New Packaging for Swee Kombucha by Bedow — BP&O
Opinion by Richard Baird
Posted 19 April 2022
Although its recent rise to popularity has been rapid, running a quick search on ‘kombucha’ reveals that until the 21st century it had seen little category growth since its creation, more than 2000 years ago. For the uninitiated, kombucha is a fermented, non-alcoholic sweetened tea containing vitamins, amino acids and nutrients. This mix of familiarity (as a tea), its sweetness and health benefits, combined with consumer appetite for ‘something different’, has seen it move into the mass market, making its way into the portfolios of some of the world’s top FMCG companies.
Swee is new addition, launching in Georgia, where the kombucha business is still small and relatively underdeveloped, despite the country’s increasing reputation as a culinary destination. Few Georgian kombuchas contain live cultures (or enough to be considered a kombucha elsewhere), and this provided a unique opportunity for a design debut to announce the flavor experience. Swedish studio Bedow worked with the brand to develop a visual identity and packaging treatment. Recognizing the value in the natural constituent parts and percentages of Swee’s products, Bedow’s solution juxtaposes the rationalized and the organic.

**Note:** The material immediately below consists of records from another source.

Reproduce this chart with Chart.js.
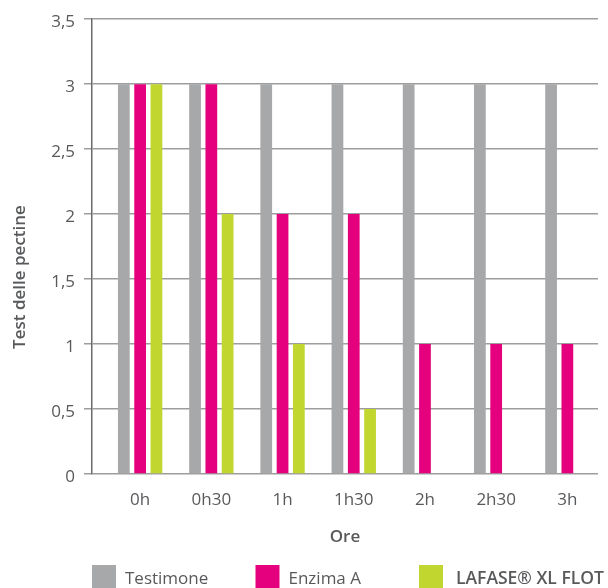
<!DOCTYPE html>
<html>
<head>
<meta charset="utf-8">
<script src="https://cdn.jsdelivr.net/npm/chart.js@4"></script>
<style>
  body { margin: 0; background: #fff; }
  canvas { display: block; }
</style>
</head>
<body>
<canvas id="chart" width="608" height="588"></canvas>
<script>
const categories = ['0h', '0h30', '1h', '1h30', '2h', '2h30', '3h'];
const testimone = [3, 3, 3, 3, 3, 3, 3];
const enzimaA = [3, 3, 2, 2, 1, 1, 1];
const lafase = [3, 2, 1, 0.5, null, null, null];
const yTicks = [0, 0.5, 1, 1.5, 2, 2.5, 3, 3.5];

const FONT = "'Open Sans', sans-serif";
const TEXT = '#58595b';

const toPoints = (arr) => arr.map((v, i) => ({ x: i, y: v }));

// legend at the bottom, fixed slots from the plot's left edge
const bottomLegend = {
    id: 'bottomLegend',
    afterDraw(chart) {
        const { ctx, chartArea } = chart;
        ctx.save();
        chart.data.datasets.forEach((ds, i) => {
            const x = chartArea.left + i * 163.5;
            const bold = i === 2;
            ctx.fillStyle = ds.backgroundColor;
            ctx.fillRect(x, 565, 24, 24);
            ctx.fillStyle = TEXT;
            ctx.font = (bold ? '600 17.5px ' : '400 17px ') + FONT;
            ctx.textAlign = 'left';
            ctx.textBaseline = 'alphabetic';
            ctx.fillText(ds.label, x + (bold ? 37 : 33), 584);
        });
        // y title, sits a bit below the plot centre in the original
        ctx.translate(20, 277);
        ctx.rotate(-Math.PI / 2);
        ctx.font = '600 17px ' + FONT;
        ctx.textAlign = 'center';
        ctx.textBaseline = 'middle';
        ctx.fillText('Test delle pectine', 0, 0);
        ctx.restore();
    }
};

new Chart(document.getElementById('chart'), {
    type: 'bar',
    data: {
        datasets: [
            { label: 'Testimone', data: toPoints(testimone), backgroundColor: '#a7a8aa' },
            { label: 'Enzima A', data: toPoints(enzimaA), backgroundColor: '#e5007d' },
            { label: 'LAFASE® XL FLOT', data: toPoints(lafase), backgroundColor: '#c1d62e' },
        ],
    },
    options: {
        responsive: false,
        animation: false,
        layout: { padding: { top: 15, right: 10, left: 0, bottom: 0 } },
        datasets: {
            bar: { categoryPercentage: 0.687, barPercentage: 0.72, borderWidth: 0 },
        },
        plugins: {
            legend: { display: false },
            tooltip: { enabled: false },
        },
        scales: {
            x: {
                type: 'linear',
                offset: false,
                min: -0.676,
                max: 6.43,
                afterBuildTicks: (scale) => {
                    scale.ticks = categories.map((_, i) => ({ value: i }));
                },
                afterFit: (scale) => { scale.height = 114; },
                grid: { display: false, drawTicks: false, offset: false },
                border: { display: false },
                ticks: {
                    padding: 16,
                    color: TEXT,
                    font: { family: FONT, size: 17 },
                    callback: (v) => categories[v],
                    maxRotation: 0,
                    autoSkip: false,
                },
                title: {
                    display: true,
                    text: 'Ore',
                    color: TEXT,
                    font: { family: FONT, size: 17, weight: '600' },
                    padding: { top: 0, bottom: 41 },
                },
            },
            y: {
                min: 0,
                max: 3.5,
                afterBuildTicks: (scale) => {
                    scale.ticks = yTicks.map((v) => ({ value: v }));
                },
                afterFit: (scale) => { scale.width = 92; },
                grid: { color: '#9d9d9d', lineWidth: 1.5, tickLength: 8 },
                border: { display: true, color: '#6a6a6a', width: 1.5 },
                ticks: {
                    padding: 9,
                    labelOffset: 3,
                    color: TEXT,
                    font: { family: FONT, size: 17 },
                    callback: (v) => String(v).replace('.', ','),
                },
            },
        },
    },
    plugins: [bottomLegend],
});
</script>
</body>
</html>
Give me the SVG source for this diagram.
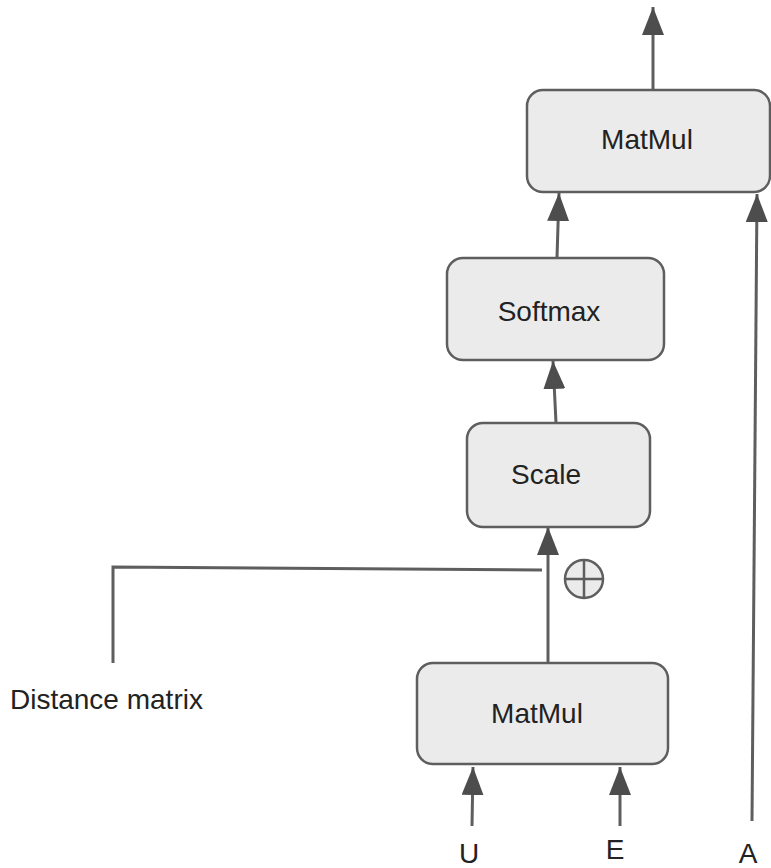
<svg xmlns="http://www.w3.org/2000/svg" width="771" height="868" viewBox="0 0 771 868">
<style>
.box{fill:#ebebeb;stroke:#5e5e5e;stroke-width:2.5}
.ln{fill:none;stroke:#5e5e5e;stroke-width:3}
.t{font-family:"Liberation Sans",Arial,sans-serif;font-size:28px;fill:#222}
.c{text-anchor:middle}
</style>
<defs>
<marker id="ah" markerUnits="userSpaceOnUse" markerWidth="28" markerHeight="22" refX="28" refY="11" orient="auto" viewBox="0 0 28 22">
<path d="M0,0 L28,11 L0,22 z" fill="#4d4d4d"/>
</marker>
</defs>
<rect width="771" height="868" fill="#fff"/>
<g id="connectors">
<line class="ln" x1="653" y1="90" x2="653" y2="7" marker-end="url(#ah)"/>
<line class="ln" x1="557" y1="258" x2="559" y2="193" marker-end="url(#ah)"/>
<line class="ln" x1="556" y1="423" x2="553" y2="361" marker-end="url(#ah)"/>
<line class="ln" x1="548" y1="663" x2="548" y2="527" marker-end="url(#ah)"/>
<polyline class="ln" points="113,663 113,567 542,570"/>
<line class="ln" x1="472" y1="826" x2="473" y2="767" marker-end="url(#ah)"/>
<line class="ln" x1="620" y1="826" x2="620" y2="767" marker-end="url(#ah)"/>
<line class="ln" x1="752" y1="821" x2="757" y2="194" marker-end="url(#ah)"/>
</g>
<g id="matmul-top">
<rect class="box" x="527" y="90" width="243" height="102" rx="16"/>
<text class="t c" x="647" y="149">MatMul</text>
</g>
<g id="softmax">
<rect class="box" x="447" y="258" width="217" height="102" rx="16"/>
<text class="t c" x="549" y="321">Softmax</text>
</g>
<g id="scale">
<rect class="box" x="467" y="423" width="183" height="104" rx="16"/>
<text class="t c" x="546" y="484">Scale</text>
</g>
<g id="matmul-bottom">
<rect class="box" x="417" y="663" width="251" height="101" rx="16"/>
<text class="t c" x="537" y="723">MatMul</text>
</g>
<g id="plus">
<circle cx="584" cy="579" r="19" fill="#ebebeb" stroke="#5e5e5e" stroke-width="2.5"/>
<line class="ln" x1="565" y1="579" x2="603" y2="579" style="stroke-width:2.5"/>
<line class="ln" x1="584" y1="560" x2="584" y2="598" style="stroke-width:2.5"/>
</g>
<g id="labels">
<text class="t" x="10" y="709">Distance matrix</text>
<text class="t c" x="469" y="863">U</text>
<text class="t c" x="615" y="859">E</text>
<text class="t c" x="748" y="863">A</text>
</g>
</svg>
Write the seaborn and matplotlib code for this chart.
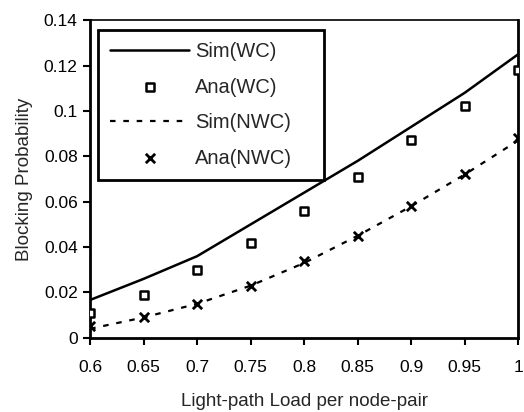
import numpy as np
import pandas as pd
import seaborn as sns
import matplotlib.pyplot as plt

# values
load = [0.6, 0.65, 0.7, 0.75, 0.8, 0.85, 0.9, 0.95, 1.0]
sim_wc = [0.0167, 0.026, 0.036, 0.050, 0.064, 0.078, 0.093, 0.108, 0.125]
ana_wc = [0.011, 0.019, 0.030, 0.042, 0.056, 0.071, 0.087, 0.102, 0.118]
sim_nwc = [0.004, 0.009, 0.015, 0.023, 0.033, 0.045, 0.058, 0.072, 0.087]
ana_nwc = [0.005, 0.009, 0.015, 0.023, 0.034, 0.045, 0.058, 0.072, 0.088]

x_ticks = [0.6, 0.65, 0.7, 0.75, 0.8, 0.85, 0.9, 0.95, 1.0]
x_labels = ["0.6", "0.65", "0.7", "0.75", "0.8", "0.85", "0.9", "0.95", "1"]
y_ticks = [0, 0.02, 0.04, 0.06, 0.08, 0.1, 0.12, 0.14]
y_labels = ["0", "0.02", "0.04", "0.06", "0.08", "0.1", "0.12", "0.14"]

df = pd.DataFrame({"load": load, "sim_wc": sim_wc, "ana_wc": ana_wc,
                   "sim_nwc": sim_nwc, "ana_nwc": ana_nwc})

sns.set_style("white")
plt.rcParams['font.family'] = ['Liberation Sans', 'DejaVu Sans']

fig = plt.figure(figsize=(5.24, 4.12), dpi=100)
ax = fig.add_axes([0.172, 0.180, 0.817, 0.771])

sns.lineplot(data=df, x="load", y="sim_wc", ax=ax, color="black", linewidth=1.8, label="Sim(WC)")
sns.scatterplot(data=df, x="load", y="ana_wc", ax=ax, marker="s", s=40, facecolor="white",
                edgecolor="black", linewidth=1.8, label="Ana(WC)", zorder=3)
sns.lineplot(data=df, x="load", y="sim_nwc", ax=ax, color="black", linewidth=1.6,
             dashes=False, label="Sim(NWC)")
ax.lines[-1].set_dashes((2.5, 3.5))
sns.scatterplot(data=df, x="load", y="ana_nwc", ax=ax, marker="x", s=45, color="black",
                linewidth=2, label="Ana(NWC)", zorder=3)

ax.set_xlim(0.6, 1.0)
ax.set_ylim(0, 0.14)
ax.set_xticks(x_ticks)
ax.set_xticklabels(x_labels)
ax.set_yticks(y_ticks)
ax.set_yticklabels(y_labels)
ax.tick_params(axis="both", labelsize=12.5, direction="out", length=5, width=1.5, colors="black")
ax.tick_params(axis="x", pad=11)
ax.tick_params(axis="y", pad=4)
ax.xaxis.set_ticks_position("bottom")
ax.yaxis.set_ticks_position("left")

for side in ["left", "bottom", "right"]:
    ax.spines[side].set_linewidth(2)
    ax.spines[side].set_color("black")
ax.spines["top"].set_linewidth(1.2)
ax.spines["top"].set_color("black")

ax.set_xlabel("Light-path Load per node-pair", fontsize=13.5, labelpad=13)
ax.set_ylabel("Blocking Probability", fontsize=13.5, labelpad=8)

leg = ax.legend(loc="upper left", bbox_to_anchor=(0.019, 0.0, 0.528, 0.969), mode="expand",
                borderaxespad=0, fontsize=14.5, handlelength=3.9, labelspacing=0.82,
                fancybox=False, framealpha=1, edgecolor="black", borderpad=0.6,
                handletextpad=0.3)
leg.get_frame().set_linewidth(2)

fig.savefig("out.png", dpi=100)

Fundamentally, Bedow employs contrast on various levels to generate interest. First it triggers the involuntary feeling we have of being drawn to something aesthetically pleasing. Then there is the suggestion of meaning: a puzzle to be solved or understood, something to be discovered, triggering the cerebral. This comes from the intersection of bright color blocking and a rationalized grid system, informed by the consistent parts of the drink that would typically be communicated back of pack through type.
Although there are other examples of this, the structure of the ingredients and the balance of bright neon spot color with softer pastels creates a unique and striking graphic gesture that sets the brand up well for future product variations. It’s particularly appealing to those interested in systems; perhaps even, design and formulation could become concurrent considerations.
The idea of surprising contrasts continues up-close with the initial impression of solid colour-blocking giving way to a series of ‘live’ patterns, tiny and organic with laid paid conferring a material texture. This really sets up a broader suite of organic forms and motion that is developed for onscreen contexts. The micro becomes the macro as the suggestion of live cultures is emphasized through scale and in the interplay of animated forms. These help to link the rationalized and structured system of packaging with the more organic and vital expression of the brand as it exists online.
The same concept is present in the logotype as a juxtaposition of static organic forms and rationalized sans serif, though it is the least satisfying articulation of the principle. For the most part, ‘Swee’ is used alone, printed on the caps of bottles and within the context of social media icons. Elsewhere it comes alive in the form of motion graphics that give the impression of something living at a microscopic scale.
Bedow’s concept, and its application across packaging is engaging both from a distance and up-close. For many that would perhaps be where it would stop, however, an additional manifestation of the concept plays out in still life. These images effectively further the idea through material, and where the intersection of organic and structured was less successful in the logotype, here, that bridge between the two appears far more interesting. The stacking and proportionality are all there, but the literal ingredients provoke other senses and offer a more unique and artful presentation of flavour.
Together, rationalized system and organic matter, and the various manifestation of that core idea, in motion and static in print, delivers a breath and world of kombucha that is immediate and visually arresting but then follows with plenty of tiny details.